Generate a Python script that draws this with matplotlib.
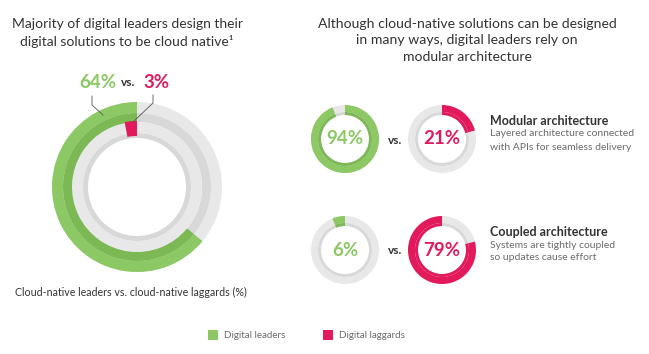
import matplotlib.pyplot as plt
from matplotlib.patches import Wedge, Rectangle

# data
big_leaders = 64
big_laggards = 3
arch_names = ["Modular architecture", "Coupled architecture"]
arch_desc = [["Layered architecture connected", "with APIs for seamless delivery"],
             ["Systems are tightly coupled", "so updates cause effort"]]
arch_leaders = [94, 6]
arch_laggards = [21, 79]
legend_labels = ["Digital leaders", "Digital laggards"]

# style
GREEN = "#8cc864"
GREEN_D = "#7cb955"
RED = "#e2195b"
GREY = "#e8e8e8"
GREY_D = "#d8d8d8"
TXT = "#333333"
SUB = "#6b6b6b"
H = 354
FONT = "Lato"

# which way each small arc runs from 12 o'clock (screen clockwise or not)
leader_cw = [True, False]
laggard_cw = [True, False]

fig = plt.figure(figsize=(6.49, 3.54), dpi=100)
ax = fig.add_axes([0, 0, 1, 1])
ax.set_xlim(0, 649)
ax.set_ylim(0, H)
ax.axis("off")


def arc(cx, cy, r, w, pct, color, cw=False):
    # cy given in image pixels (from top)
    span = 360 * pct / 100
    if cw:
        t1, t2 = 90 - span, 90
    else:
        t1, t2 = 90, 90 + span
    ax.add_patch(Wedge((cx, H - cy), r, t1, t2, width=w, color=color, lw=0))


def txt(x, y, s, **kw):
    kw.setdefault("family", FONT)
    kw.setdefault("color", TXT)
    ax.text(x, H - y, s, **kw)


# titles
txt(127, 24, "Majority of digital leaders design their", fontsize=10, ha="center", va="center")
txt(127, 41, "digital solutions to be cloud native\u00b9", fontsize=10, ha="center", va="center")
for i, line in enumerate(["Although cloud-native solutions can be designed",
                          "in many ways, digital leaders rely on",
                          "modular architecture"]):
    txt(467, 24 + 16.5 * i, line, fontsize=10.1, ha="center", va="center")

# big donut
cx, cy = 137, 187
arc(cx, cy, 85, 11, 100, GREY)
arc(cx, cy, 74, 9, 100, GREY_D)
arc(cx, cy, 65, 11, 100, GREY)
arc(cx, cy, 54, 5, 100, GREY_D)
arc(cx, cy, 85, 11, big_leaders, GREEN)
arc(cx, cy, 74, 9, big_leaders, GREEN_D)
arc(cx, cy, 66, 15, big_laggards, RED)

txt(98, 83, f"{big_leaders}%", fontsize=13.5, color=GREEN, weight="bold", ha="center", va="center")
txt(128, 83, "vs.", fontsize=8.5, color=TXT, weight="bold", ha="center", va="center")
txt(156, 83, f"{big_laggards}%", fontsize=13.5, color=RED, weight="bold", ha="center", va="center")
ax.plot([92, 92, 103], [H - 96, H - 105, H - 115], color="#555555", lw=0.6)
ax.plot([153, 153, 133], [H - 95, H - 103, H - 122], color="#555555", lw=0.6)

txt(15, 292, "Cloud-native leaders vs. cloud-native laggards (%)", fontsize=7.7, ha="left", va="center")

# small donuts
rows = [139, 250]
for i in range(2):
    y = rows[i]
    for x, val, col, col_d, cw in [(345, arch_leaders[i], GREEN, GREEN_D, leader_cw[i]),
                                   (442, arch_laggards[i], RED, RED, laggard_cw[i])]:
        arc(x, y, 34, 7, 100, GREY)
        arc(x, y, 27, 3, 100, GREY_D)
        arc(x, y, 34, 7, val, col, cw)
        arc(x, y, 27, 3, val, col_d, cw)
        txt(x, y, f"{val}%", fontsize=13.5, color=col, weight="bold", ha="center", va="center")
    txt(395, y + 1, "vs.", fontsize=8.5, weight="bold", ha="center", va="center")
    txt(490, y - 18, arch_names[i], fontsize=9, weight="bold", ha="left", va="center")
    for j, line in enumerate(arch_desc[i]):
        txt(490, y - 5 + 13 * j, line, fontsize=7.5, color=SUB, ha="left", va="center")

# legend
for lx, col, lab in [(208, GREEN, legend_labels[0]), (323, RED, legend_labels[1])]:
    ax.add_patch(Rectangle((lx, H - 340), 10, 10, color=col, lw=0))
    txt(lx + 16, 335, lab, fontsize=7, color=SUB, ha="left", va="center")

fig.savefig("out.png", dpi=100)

__________________________________________________

Objective: Quote every line word for word and keep the images out of the copy.

Result for this exercise:
Generate a Python script that draws this with matplotlib.
import matplotlib.pyplot as plt
from matplotlib.patches import Wedge, Rectangle

# data
big_leaders = 64
big_laggards = 3
arch_names = ["Modular architecture", "Coupled architecture"]
arch_desc = [["Layered architecture connected", "with APIs for seamless delivery"],
             ["Systems are tightly coupled", "so updates cause effort"]]
arch_leaders = [94, 6]
arch_laggards = [21, 79]
legend_labels = ["Digital leaders", "Digital laggards"]

# style
GREEN = "#8cc864"
GREEN_D = "#7cb955"
RED = "#e2195b"
GREY = "#e8e8e8"
GREY_D = "#d8d8d8"
TXT = "#333333"
SUB = "#6b6b6b"
H = 354
FONT = "Lato"

# which way each small arc runs from 12 o'clock (screen clockwise or not)
leader_cw = [True, False]
laggard_cw = [True, False]

fig = plt.figure(figsize=(6.49, 3.54), dpi=100)
ax = fig.add_axes([0, 0, 1, 1])
ax.set_xlim(0, 649)
ax.set_ylim(0, H)
ax.axis("off")


def arc(cx, cy, r, w, pct, color, cw=False):
    # cy given in image pixels (from top)
    span = 360 * pct / 100
    if cw:
        t1, t2 = 90 - span, 90
    else:
        t1, t2 = 90, 90 + span
    ax.add_patch(Wedge((cx, H - cy), r, t1, t2, width=w, color=color, lw=0))


def txt(x, y, s, **kw):
    kw.setdefault("family", FONT)
    kw.setdefault("color", TXT)
    ax.text(x, H - y, s, **kw)


# titles
txt(127, 24, "Majority of digital leaders design their", fontsize=10, ha="center", va="center")
txt(127, 41, "digital solutions to be cloud native\u00b9", fontsize=10, ha="center", va="center")
for i, line in enumerate(["Although cloud-native solutions can be designed",
                          "in many ways, digital leaders rely on",
                          "modular architecture"]):
    txt(467, 24 + 16.5 * i, line, fontsize=10.1, ha="center", va="center")

# big donut
cx, cy = 137, 187
arc(cx, cy, 85, 11, 100, GREY)
arc(cx, cy, 74, 9, 100, GREY_D)
arc(cx, cy, 65, 11, 100, GREY)
arc(cx, cy, 54, 5, 100, GREY_D)
arc(cx, cy, 85, 11, big_leaders, GREEN)
arc(cx, cy, 74, 9, big_leaders, GREEN_D)
arc(cx, cy, 66, 15, big_laggards, RED)

txt(98, 83, f"{big_leaders}%", fontsize=13.5, color=GREEN, weight="bold", ha="center", va="center")
txt(128, 83, "vs.", fontsize=8.5, color=TXT, weight="bold", ha="center", va="center")
txt(156, 83, f"{big_laggards}%", fontsize=13.5, color=RED, weight="bold", ha="center", va="center")
ax.plot([92, 92, 103], [H - 96, H - 105, H - 115], color="#555555", lw=0.6)
ax.plot([153, 153, 133], [H - 95, H - 103, H - 122], color="#555555", lw=0.6)

txt(15, 292, "Cloud-native leaders vs. cloud-native laggards (%)", fontsize=7.7, ha="left", va="center")

# small donuts
rows = [139, 250]
for i in range(2):
    y = rows[i]
    for x, val, col, col_d, cw in [(345, arch_leaders[i], GREEN, GREEN_D, leader_cw[i]),
                                   (442, arch_laggards[i], RED, RED, laggard_cw[i])]:
        arc(x, y, 34, 7, 100, GREY)
        arc(x, y, 27, 3, 100, GREY_D)
        arc(x, y, 34, 7, val, col, cw)
        arc(x, y, 27, 3, val, col_d, cw)
        txt(x, y, f"{val}%", fontsize=13.5, color=col, weight="bold", ha="center", va="center")
    txt(395, y + 1, "vs.", fontsize=8.5, weight="bold", ha="center", va="center")
    txt(490, y - 18, arch_names[i], fontsize=9, weight="bold", ha="left", va="center")
    for j, line in enumerate(arch_desc[i]):
        txt(490, y - 5 + 13 * j, line, fontsize=7.5, color=SUB, ha="left", va="center")

# legend
for lx, col, lab in [(208, GREEN, legend_labels[0]), (323, RED, legend_labels[1])]:
    ax.add_patch(Rectangle((lx, H - 340), 10, 10, color=col, lw=0))
    txt(lx + 16, 335, lab, fontsize=7, color=SUB, ha="left", va="center")

fig.savefig("out.png", dpi=100)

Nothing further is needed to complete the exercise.